2 June 2015
The most recent global estimates suggest some 120 million children between the ages of 5 and 14 are involved in child labour, with boys and girls in this age group almost equally affected. The World Day Against Child Labour on June 12th this year will focus particularly on the importance of quality education as a key step in tackling child labour.
On this year’s World Day Against Child Labour calls for:-
- free, compulsory and quality education for all children at least to the minimum age for admission to employment and action to reach those presently in child labour,
- new efforts to ensure that national policies on child labour and education are consistent and effective; and
- policies that ensure access to quality education and investment in the teaching profession.
In Australia police deal with an estimated 657 domestic violence matters on average every day of the year. That's one every two minutes. Overall, the count is 239,846 per year around the country.
There is no standard definition of domestic and family violence across all jurisdictions in Australia, but family violence directly affects one in five women in the state of Victoria over the course of their lifetime. It is the leading contributor to preventable death, disability and illness in Victorian women aged 15 to 44 years.
Broadly speaking Family and domestic violence is any violent, threatening, coercive or controlling behaviour that occurs in current or past family, domestic or intimate relationships. This includes not only physical injury but direct or indirect threats, sexual assault, emotional and psychological torment, economic control, damage to property, social isolation and any behaviour which causes a person to live in fear.
Family violence is predominantly, but not exclusively, perpetrated by men against women and children. Violence can occur in any kind of relationship including, same sex relationships and against people who are elderly or disabled. Family violence perpetrated against older people is often called elder abuse, although this term can also include abuse by professional carers.
Much family violence remains unreported due to a fear that reports will not be believed, and that responses and interventions will be inadequate with the consequent increased risk of further violence. Economic pressures also contribute to many remaining in abusive relationships.

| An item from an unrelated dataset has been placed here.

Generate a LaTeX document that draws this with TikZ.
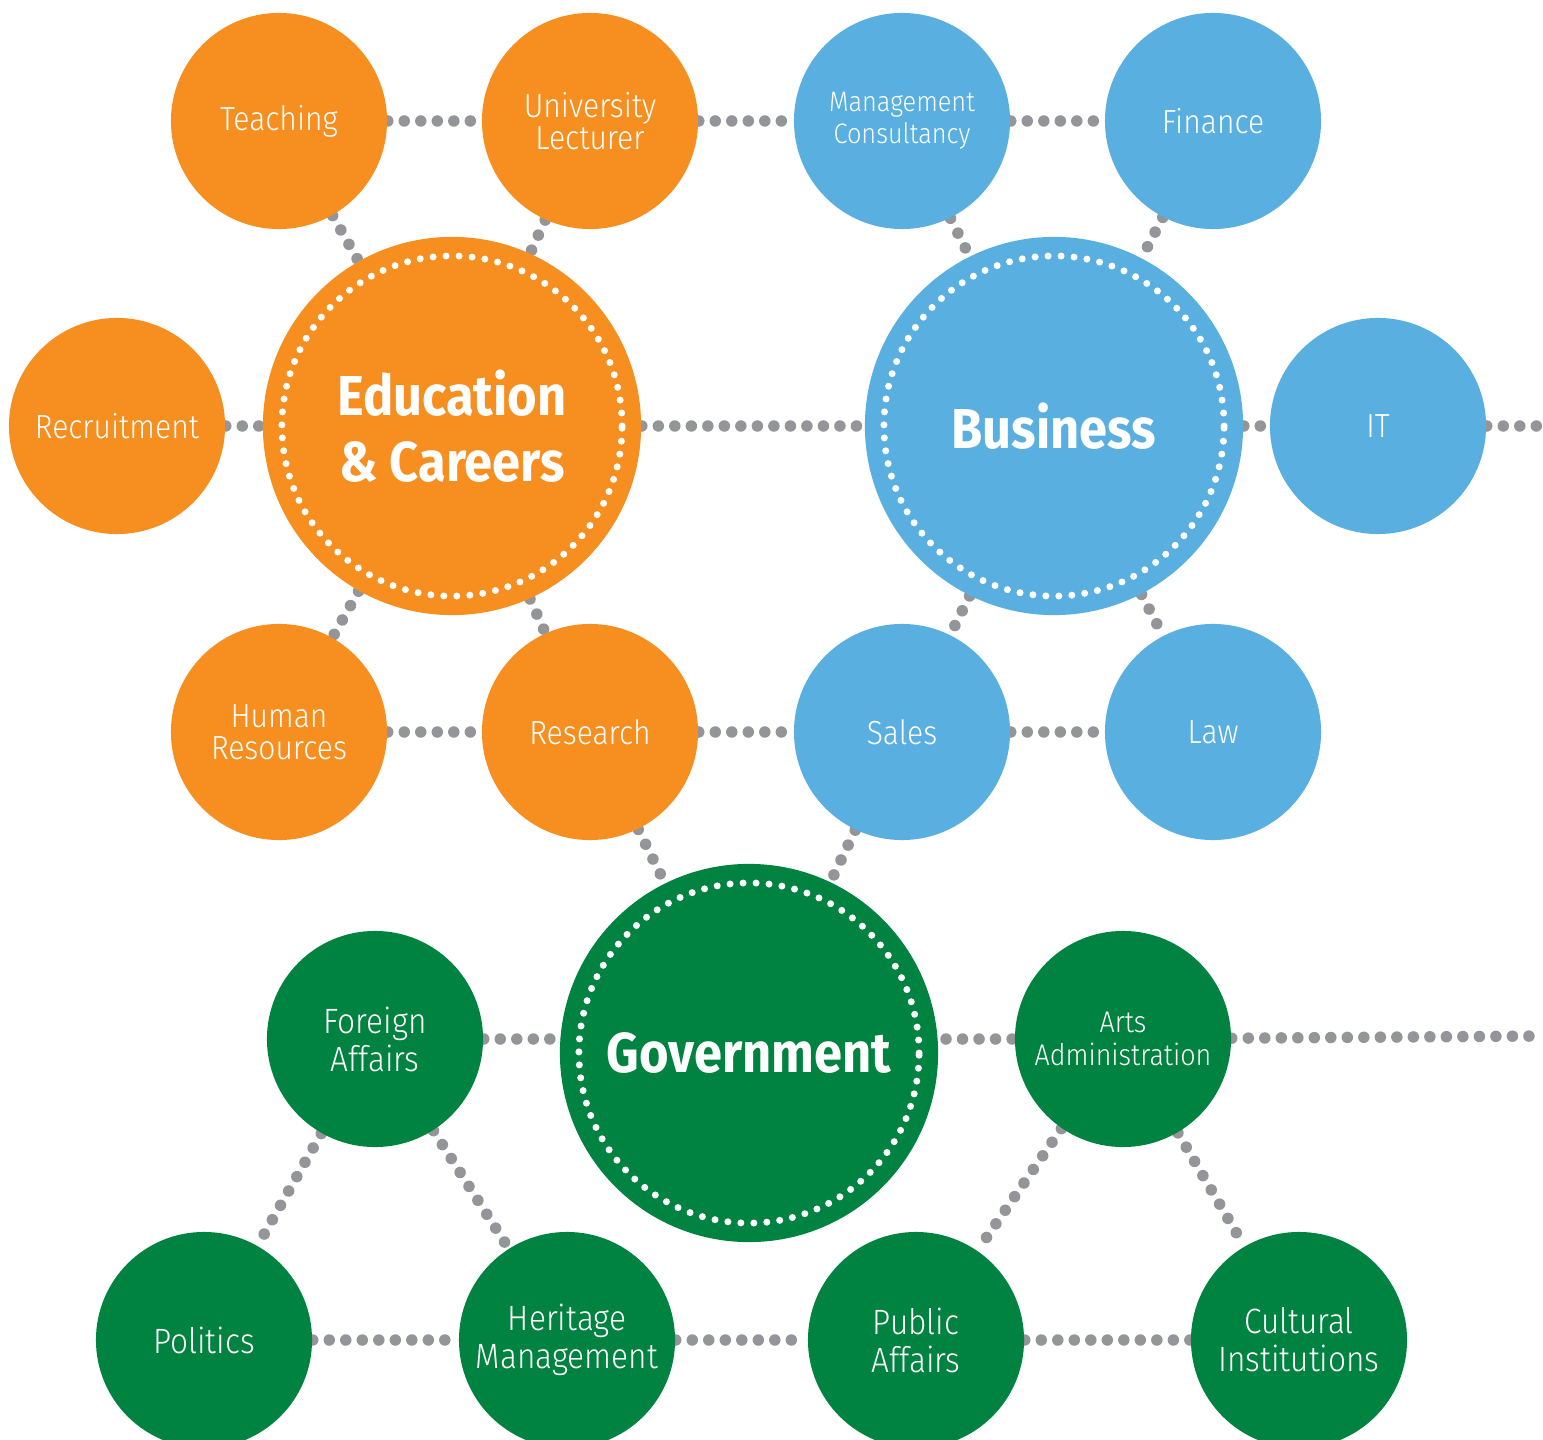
\documentclass[tikz,border=0pt]{standalone}
\usepackage{fontspec}
\setmainfont{Fira Sans}[UprightFont=* Light, BoldFont=* Bold, FakeStretch=0.9]
\usepackage{tikz}
\usetikzlibrary{backgrounds}

\definecolor{edorange}{HTML}{F68E20}
\definecolor{busblue}{HTML}{5AAFE1}
\definecolor{govgreen}{HTML}{008240}
\definecolor{dotgray}{HTML}{939598}

\begin{document}
\begin{tikzpicture}[x=0.01cm,y=-0.01cm,
	sub/.style={circle,minimum size=2.16cm,inner sep=0pt,text=white,align=center,font=\fontsize{9.5}{9.1}\selectfont},
	greensub/.style={sub,fill=govgreen,font=\fontsize{10}{10.8}\selectfont},
	hub/.style={circle,minimum size=3.78cm,inner sep=0pt,text=white,align=center,font=\bfseries\fontsize{16}{18.8}\selectfont},
	link/.style={draw=dotgray,line width=0.115cm,line cap=round,dash pattern=on 0pt off 0.165cm},
	rim/.style={draw=white,line width=0.07cm,line cap=round,dash pattern=on 0pt off 0.13cm}]

	\clip (0,0) rectangle (1543,1440);

	% education & careers
	\node[hub,fill=edorange] (edu) at (452,426) {Education\\\& Careers};
	\node[sub,fill=edorange] (teach) at (279,121) {Teaching};
	\node[sub,fill=edorange] (lect) at (590,121) {University\\Lecturer};
	\node[sub,fill=edorange] (recr) at (117,426) {Recruitment};
	\node[sub,fill=edorange] (hr) at (279,732) {Human\\Resources};
	\node[sub,fill=edorange] (res) at (590,732) {Research};

	% business
	\node[hub,fill=busblue] (bus) at (1054,426) {Business};
	\node[sub,fill=busblue,font=\fontsize{8}{9.1}\selectfont] (mgmt) at (902,121) {Management\\Consultancy};
	\node[sub,fill=busblue] (fin) at (1213,121) {Finance};
	\node[sub,fill=busblue] (it) at (1378,426) {IT};
	\node[sub,fill=busblue] (sales) at (902,732) {Sales};
	\node[sub,fill=busblue] (law) at (1213,732) {Law};

	% government
	\node[hub,fill=govgreen] (gov) at (749,1053) {Government};
	\node[greensub] (fa) at (375,1039) {Foreign\\Affairs};
	\node[greensub,font=\fontsize{8.5}{9.4}\selectfont] (arts) at (1123,1039) {Arts\\Administration};
	\node[greensub] (pol) at (204,1340) {Politics};
	\node[greensub] (her) at (567,1340) {Heritage\\Management};
	\node[greensub] (pub) at (916,1340) {Public\\Affairs};
	\node[greensub] (cult) at (1299,1340) {Cultural\\Institutions};

	\coordinate (itend) at (1543,426);
	\coordinate (artsend) at (1543,1036);

	\foreach \hubname in {edu,bus,gov}
		\draw[rim] (\hubname.center) circle [radius=1.70cm];

	\begin{scope}[on background layer]
		\foreach \a/\b in {teach/lect,lect/mgmt,mgmt/fin,teach/edu,lect/edu,mgmt/bus,fin/bus,
			recr/edu,edu/bus,bus/it,it/itend,edu/hr,edu/res,bus/sales,bus/law,
			hr/res,res/sales,sales/law,res/gov,sales/gov,fa/arts,arts/artsend,
			fa/pol,fa/her,arts/pub,arts/cult,pol/her,her/pub,pub/cult}
			\draw[link] (\a) -- (\b);
	\end{scope}

\end{tikzpicture}
\end{document}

In response to this situation, the Victorian government has recently announced a Royal commission into Family Violence which will research and report on the most effective ways to:-
- prevent family violence;
- improve early intervention;
- protect those at risk;
- support victims; and
- make perpetrators more accountable.
For more information visit the Parliament of Australia and Domestic Violence Victoria websites
Recent information provided by Australia's Department of Immigration and Border Protection (DIBP) revealed that as of 25 May 2015, there were 136 children in detention facilities in Australia. The DIBP also said that 88 children currently detained in Australia are due to be transferred to Nauru in the near future to join the 95 already held there. In addition, as at 30th April a further 1092 children were living in community detention.
It was also revealed during the recent Senate Estimates hearings that the average length of time that children are currently spending in detention is 345 days. Disturbingly, it was revealed that one child has been in detention for almost five years.
In the Senate Estimates hearings it was also revealed that there have been 15 allegations of sexual assault and 270 reports of other types of assault in immigration detention centres in the past three months, including two cases involving children.
Whilst the current Royal Commission into child sex abuse is investigating the Department of Immigration and Border Protection in relation to children who have been abused in Australian immigration detention centres, the scope of the Royal Commission’s inquiry will not extend to Nauru.
The Royal Australasian College of Physicians (RACP), after seeing first-hand the appalling healthcare standards for asylum seekers, has released its first position statement on refugee and asylum seeker health which includes a section on children and families. A spokesperson for the RACP described the Government’s policies as “inhumane” and said that health professionals were especially concerned about children.
Consultant paediatrician Professor David Isaacs said that doctors were left mentally scarred after treating children and parents in Nauru. “The people there are in such distress and we saw children as young as six self-harming – I’d never seen that before in my entire life,” he said.
For more information about children in detention visit the Chilout website
ERA for Change is again inviting students in Edmund Rice Schools in Australian to to take a voluntary lunchtime detention on June 12th to stand in solidarity with child asylum seekers being held in detention centres in Australia and abroad.
Australia is poised to set a target of 33,000 gigawatt hours of power to be generated by renewable energy by 2020 following a compromise deal worked out between the government (which argued for a lower target) and the opposition.
Although favouring a higher target, the renewable energy sector has welcomed the deal, saying it clears the way for billions of dollars of investment in energy from sources like the wind and the Sun.
Further encouraging news on the potential of renewable energy sources to replace power generation through the burning of fossil-fuels was revealed in a World Wildlife Fund report produced in collaboration with the Australian National University which argued that Australia could source 100% of its power from renewables by 2050.
The recent launch of the Tesla Powerwall, a wall-mounted lithium-ion electric battery for homes and small businesses, is also seen by many as providing a glimpse of the future and the changing electricity marketplace.
Meanwhile multi-faith groups in Australia and North America have sent a letter to the pope asking him to back a campaign to encourage millions of people, organisations and investors to pull their money out of the fossil fuel industry saying it is "immoral" to profit from fossil fuels. The letter was signed by Australian Religious Response to Climate Change (ARRCC) and US-based GreenFaith.